- **Given data**

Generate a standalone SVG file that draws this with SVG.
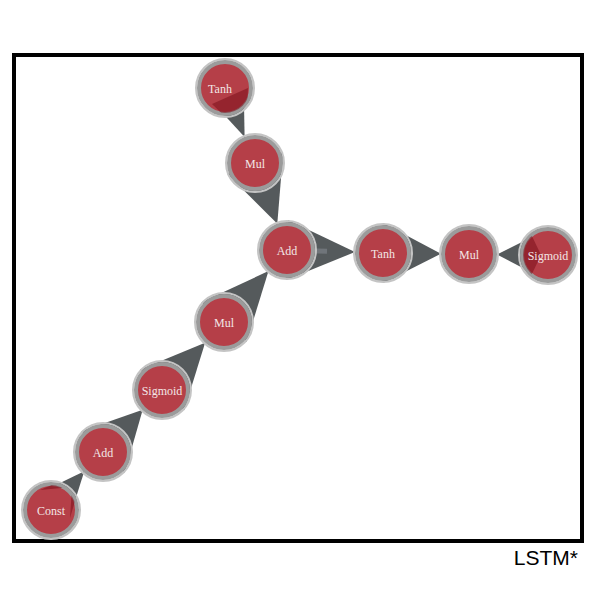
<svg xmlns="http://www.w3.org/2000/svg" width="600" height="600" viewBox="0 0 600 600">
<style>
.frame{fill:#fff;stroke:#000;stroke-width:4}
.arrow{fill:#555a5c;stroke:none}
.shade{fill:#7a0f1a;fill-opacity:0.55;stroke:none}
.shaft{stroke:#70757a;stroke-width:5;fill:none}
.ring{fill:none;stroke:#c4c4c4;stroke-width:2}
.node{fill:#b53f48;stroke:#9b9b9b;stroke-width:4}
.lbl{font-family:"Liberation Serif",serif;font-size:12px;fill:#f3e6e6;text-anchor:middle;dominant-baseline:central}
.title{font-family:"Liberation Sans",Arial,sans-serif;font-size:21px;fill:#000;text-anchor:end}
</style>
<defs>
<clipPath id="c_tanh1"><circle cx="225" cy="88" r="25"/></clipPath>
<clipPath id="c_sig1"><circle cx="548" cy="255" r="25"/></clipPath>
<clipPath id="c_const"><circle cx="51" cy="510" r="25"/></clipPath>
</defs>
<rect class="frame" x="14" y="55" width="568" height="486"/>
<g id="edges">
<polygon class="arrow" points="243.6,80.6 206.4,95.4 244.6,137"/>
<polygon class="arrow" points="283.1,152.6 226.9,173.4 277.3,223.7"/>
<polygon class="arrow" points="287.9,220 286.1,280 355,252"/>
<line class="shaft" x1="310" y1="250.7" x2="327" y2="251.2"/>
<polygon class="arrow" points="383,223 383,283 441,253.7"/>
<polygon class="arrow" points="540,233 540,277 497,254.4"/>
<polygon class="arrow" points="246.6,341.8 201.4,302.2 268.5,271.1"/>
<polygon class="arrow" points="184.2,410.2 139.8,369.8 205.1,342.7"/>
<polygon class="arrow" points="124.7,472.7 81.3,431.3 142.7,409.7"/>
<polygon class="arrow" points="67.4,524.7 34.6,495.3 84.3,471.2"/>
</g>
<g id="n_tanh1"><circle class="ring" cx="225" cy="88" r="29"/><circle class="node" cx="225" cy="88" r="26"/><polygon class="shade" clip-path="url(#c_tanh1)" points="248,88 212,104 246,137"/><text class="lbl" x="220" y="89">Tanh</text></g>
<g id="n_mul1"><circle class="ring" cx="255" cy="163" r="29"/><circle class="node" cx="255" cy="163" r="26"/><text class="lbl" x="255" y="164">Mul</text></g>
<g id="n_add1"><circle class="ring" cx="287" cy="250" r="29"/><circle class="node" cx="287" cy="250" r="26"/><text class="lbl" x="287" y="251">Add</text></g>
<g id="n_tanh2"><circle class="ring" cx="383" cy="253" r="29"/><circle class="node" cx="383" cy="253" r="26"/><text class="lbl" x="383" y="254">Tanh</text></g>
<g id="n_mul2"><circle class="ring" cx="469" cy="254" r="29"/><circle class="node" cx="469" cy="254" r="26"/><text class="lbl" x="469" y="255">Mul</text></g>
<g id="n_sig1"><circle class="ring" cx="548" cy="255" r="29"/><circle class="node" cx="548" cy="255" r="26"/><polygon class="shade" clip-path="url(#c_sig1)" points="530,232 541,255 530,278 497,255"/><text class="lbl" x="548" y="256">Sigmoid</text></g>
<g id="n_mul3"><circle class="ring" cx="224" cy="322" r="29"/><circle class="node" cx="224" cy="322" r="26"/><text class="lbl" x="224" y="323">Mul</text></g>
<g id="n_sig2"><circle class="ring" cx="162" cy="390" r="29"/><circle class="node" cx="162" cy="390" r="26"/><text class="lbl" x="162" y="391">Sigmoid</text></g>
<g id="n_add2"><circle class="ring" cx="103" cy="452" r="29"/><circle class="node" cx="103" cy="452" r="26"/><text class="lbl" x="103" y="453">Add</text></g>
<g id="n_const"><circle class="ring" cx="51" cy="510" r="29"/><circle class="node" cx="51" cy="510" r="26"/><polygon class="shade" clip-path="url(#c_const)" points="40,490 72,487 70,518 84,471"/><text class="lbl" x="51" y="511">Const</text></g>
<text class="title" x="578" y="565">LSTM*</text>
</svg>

- **Brief**
Restate the full listing verbatim and drop every picture.

- **Exercise response**
Generate a standalone SVG file that draws this with SVG.
<svg xmlns="http://www.w3.org/2000/svg" width="600" height="600" viewBox="0 0 600 600">
<style>
.frame{fill:#fff;stroke:#000;stroke-width:4}
.arrow{fill:#555a5c;stroke:none}
.shade{fill:#7a0f1a;fill-opacity:0.55;stroke:none}
.shaft{stroke:#70757a;stroke-width:5;fill:none}
.ring{fill:none;stroke:#c4c4c4;stroke-width:2}
.node{fill:#b53f48;stroke:#9b9b9b;stroke-width:4}
.lbl{font-family:"Liberation Serif",serif;font-size:12px;fill:#f3e6e6;text-anchor:middle;dominant-baseline:central}
.title{font-family:"Liberation Sans",Arial,sans-serif;font-size:21px;fill:#000;text-anchor:end}
</style>
<defs>
<clipPath id="c_tanh1"><circle cx="225" cy="88" r="25"/></clipPath>
<clipPath id="c_sig1"><circle cx="548" cy="255" r="25"/></clipPath>
<clipPath id="c_const"><circle cx="51" cy="510" r="25"/></clipPath>
</defs>
<rect class="frame" x="14" y="55" width="568" height="486"/>
<g id="edges">
<polygon class="arrow" points="243.6,80.6 206.4,95.4 244.6,137"/>
<polygon class="arrow" points="283.1,152.6 226.9,173.4 277.3,223.7"/>
<polygon class="arrow" points="287.9,220 286.1,280 355,252"/>
<line class="shaft" x1="310" y1="250.7" x2="327" y2="251.2"/>
<polygon class="arrow" points="383,223 383,283 441,253.7"/>
<polygon class="arrow" points="540,233 540,277 497,254.4"/>
<polygon class="arrow" points="246.6,341.8 201.4,302.2 268.5,271.1"/>
<polygon class="arrow" points="184.2,410.2 139.8,369.8 205.1,342.7"/>
<polygon class="arrow" points="124.7,472.7 81.3,431.3 142.7,409.7"/>
<polygon class="arrow" points="67.4,524.7 34.6,495.3 84.3,471.2"/>
</g>
<g id="n_tanh1"><circle class="ring" cx="225" cy="88" r="29"/><circle class="node" cx="225" cy="88" r="26"/><polygon class="shade" clip-path="url(#c_tanh1)" points="248,88 212,104 246,137"/><text class="lbl" x="220" y="89">Tanh</text></g>
<g id="n_mul1"><circle class="ring" cx="255" cy="163" r="29"/><circle class="node" cx="255" cy="163" r="26"/><text class="lbl" x="255" y="164">Mul</text></g>
<g id="n_add1"><circle class="ring" cx="287" cy="250" r="29"/><circle class="node" cx="287" cy="250" r="26"/><text class="lbl" x="287" y="251">Add</text></g>
<g id="n_tanh2"><circle class="ring" cx="383" cy="253" r="29"/><circle class="node" cx="383" cy="253" r="26"/><text class="lbl" x="383" y="254">Tanh</text></g>
<g id="n_mul2"><circle class="ring" cx="469" cy="254" r="29"/><circle class="node" cx="469" cy="254" r="26"/><text class="lbl" x="469" y="255">Mul</text></g>
<g id="n_sig1"><circle class="ring" cx="548" cy="255" r="29"/><circle class="node" cx="548" cy="255" r="26"/><polygon class="shade" clip-path="url(#c_sig1)" points="530,232 541,255 530,278 497,255"/><text class="lbl" x="548" y="256">Sigmoid</text></g>
<g id="n_mul3"><circle class="ring" cx="224" cy="322" r="29"/><circle class="node" cx="224" cy="322" r="26"/><text class="lbl" x="224" y="323">Mul</text></g>
<g id="n_sig2"><circle class="ring" cx="162" cy="390" r="29"/><circle class="node" cx="162" cy="390" r="26"/><text class="lbl" x="162" y="391">Sigmoid</text></g>
<g id="n_add2"><circle class="ring" cx="103" cy="452" r="29"/><circle class="node" cx="103" cy="452" r="26"/><text class="lbl" x="103" y="453">Add</text></g>
<g id="n_const"><circle class="ring" cx="51" cy="510" r="29"/><circle class="node" cx="51" cy="510" r="26"/><polygon class="shade" clip-path="url(#c_const)" points="40,490 72,487 70,518 84,471"/><text class="lbl" x="51" y="511">Const</text></g>
<text class="title" x="578" y="565">LSTM*</text>
</svg>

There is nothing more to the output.